Material provided ▸
⁂

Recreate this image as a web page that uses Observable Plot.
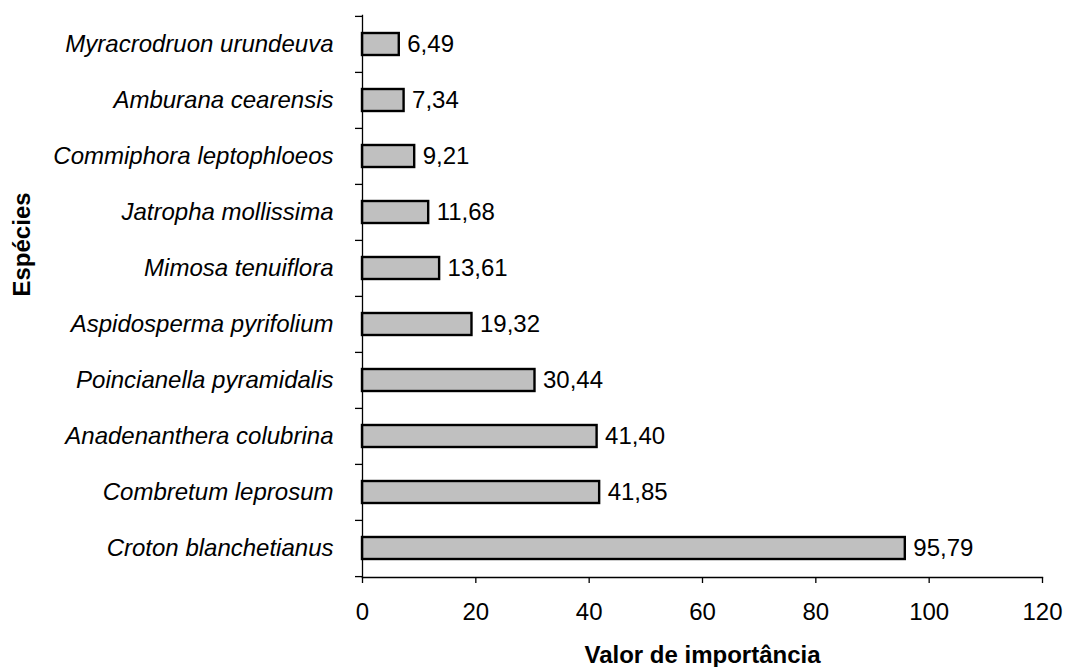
<!DOCTYPE html>
<html>
<head>
<meta charset="utf-8">
<script src="https://cdn.jsdelivr.net/npm/d3@7"></script>
<script src="https://cdn.jsdelivr.net/npm/@observablehq/plot@0.6"></script>
<style>
  html, body { margin: 0; padding: 0; background: white; }
</style>
</head>
<body>
<div id="chart"></div>
<script>
const species = [
  "Myracrodruon urundeuva",
  "Amburana cearensis",
  "Commiphora leptophloeos",
  "Jatropha mollissima",
  "Mimosa tenuiflora",
  "Aspidosperma pyrifolium",
  "Poincianella pyramidalis",
  "Anadenanthera colubrina",
  "Combretum leprosum",
  "Croton blanchetianus"
];
const values = [6.49, 7.34, 9.21, 11.68, 13.61, 19.32, 30.44, 41.40, 41.85, 95.79];
const xTicks = [0, 20, 40, 60, 80, 100, 120];
const xTitle = "Valor de importância";
const yTitle = "Espécies";

const data = species.map((s, i) => ({name: s, value: values[i]}));
const fmt = v => v.toFixed(2).replace(".", ",");

const W = 1065, H = 667;
const mTop = 15, mBottom = 90, mLeft = 362, mRight = 23;
const halfStep = (H - mTop - mBottom) / species.length / 2;

const chart = Plot.plot({
  width: W,
  height: H,
  marginTop: mTop,
  marginBottom: mBottom,
  marginLeft: mLeft,
  marginRight: mRight,
  style: {fontFamily: "'Liberation Sans', Arial, sans-serif", fontSize: "24px", color: "black", background: "white"},
  x: {domain: [0, 120], axis: null},
  y: {domain: species, paddingInner: 0.6, paddingOuter: 0.3, axis: null},
  marks: [
    Plot.barX(data, {x: "value", y: "name", fill: "#c0c0c0", stroke: "black", strokeWidth: 2.4}),
    Plot.text(data, {x: "value", y: "name", text: d => fmt(d.value), dx: 8, textAnchor: "start", fontSize: 24, fill: "black"}),
    Plot.frame({anchor: "left", stroke: "black", strokeWidth: 1.3}),
    Plot.frame({anchor: "bottom", stroke: "black", strokeWidth: 1.3}),
    Plot.axisX({ticks: xTicks, tickSize: 6, tickPadding: 19, fontSize: 24, label: null, stroke: "black", strokeWidth: 1.3}),
    Plot.axisY({tickSize: 0, tickPadding: 29, fontSize: 24, fontStyle: "italic", label: null}),
    Plot.axisY({tickSize: 7, text: null, dy: -halfStep, label: null, stroke: "black", strokeWidth: 1.3}),
    Plot.axisY({ticks: [species[species.length - 1]], tickSize: 7, text: null, dy: halfStep, label: null, stroke: "black", strokeWidth: 1.3}),
    Plot.text([xTitle], {frameAnchor: "bottom", dy: 78, fontWeight: "bold", fontSize: 24, lineAnchor: "middle", text: d => d, fill: "black"}),
    Plot.text([yTitle], {frameAnchor: "left", dx: -340, rotate: -90, fontWeight: "bold", fontSize: 24, lineAnchor: "middle", text: d => d, fill: "black"})
  ]
});
document.getElementById("chart").appendChild(chart);
</script>
</body>
</html>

⁂

Could you repeat all of the material exactly? Pictures should not be copied.

Recreate this image as a web page that uses Observable Plot.
<!DOCTYPE html>
<html>
<head>
<meta charset="utf-8">
<script src="https://cdn.jsdelivr.net/npm/d3@7"></script>
<script src="https://cdn.jsdelivr.net/npm/@observablehq/plot@0.6"></script>
<style>
  html, body { margin: 0; padding: 0; background: white; }
</style>
</head>
<body>
<div id="chart"></div>
<script>
const species = [
  "Myracrodruon urundeuva",
  "Amburana cearensis",
  "Commiphora leptophloeos",
  "Jatropha mollissima",
  "Mimosa tenuiflora",
  "Aspidosperma pyrifolium",
  "Poincianella pyramidalis",
  "Anadenanthera colubrina",
  "Combretum leprosum",
  "Croton blanchetianus"
];
const values = [6.49, 7.34, 9.21, 11.68, 13.61, 19.32, 30.44, 41.40, 41.85, 95.79];
const xTicks = [0, 20, 40, 60, 80, 100, 120];
const xTitle = "Valor de importância";
const yTitle = "Espécies";

const data = species.map((s, i) => ({name: s, value: values[i]}));
const fmt = v => v.toFixed(2).replace(".", ",");

const W = 1065, H = 667;
const mTop = 15, mBottom = 90, mLeft = 362, mRight = 23;
const halfStep = (H - mTop - mBottom) / species.length / 2;

const chart = Plot.plot({
  width: W,
  height: H,
  marginTop: mTop,
  marginBottom: mBottom,
  marginLeft: mLeft,
  marginRight: mRight,
  style: {fontFamily: "'Liberation Sans', Arial, sans-serif", fontSize: "24px", color: "black", background: "white"},
  x: {domain: [0, 120], axis: null},
  y: {domain: species, paddingInner: 0.6, paddingOuter: 0.3, axis: null},
  marks: [
    Plot.barX(data, {x: "value", y: "name", fill: "#c0c0c0", stroke: "black", strokeWidth: 2.4}),
    Plot.text(data, {x: "value", y: "name", text: d => fmt(d.value), dx: 8, textAnchor: "start", fontSize: 24, fill: "black"}),
    Plot.frame({anchor: "left", stroke: "black", strokeWidth: 1.3}),
    Plot.frame({anchor: "bottom", stroke: "black", strokeWidth: 1.3}),
    Plot.axisX({ticks: xTicks, tickSize: 6, tickPadding: 19, fontSize: 24, label: null, stroke: "black", strokeWidth: 1.3}),
    Plot.axisY({tickSize: 0, tickPadding: 29, fontSize: 24, fontStyle: "italic", label: null}),
    Plot.axisY({tickSize: 7, text: null, dy: -halfStep, label: null, stroke: "black", strokeWidth: 1.3}),
    Plot.axisY({ticks: [species[species.length - 1]], tickSize: 7, text: null, dy: halfStep, label: null, stroke: "black", strokeWidth: 1.3}),
    Plot.text([xTitle], {frameAnchor: "bottom", dy: 78, fontWeight: "bold", fontSize: 24, lineAnchor: "middle", text: d => d, fill: "black"}),
    Plot.text([yTitle], {frameAnchor: "left", dx: -340, rotate: -90, fontWeight: "bold", fontSize: 24, lineAnchor: "middle", text: d => d, fill: "black"})
  ]
});
document.getElementById("chart").appendChild(chart);
</script>
</body>
</html>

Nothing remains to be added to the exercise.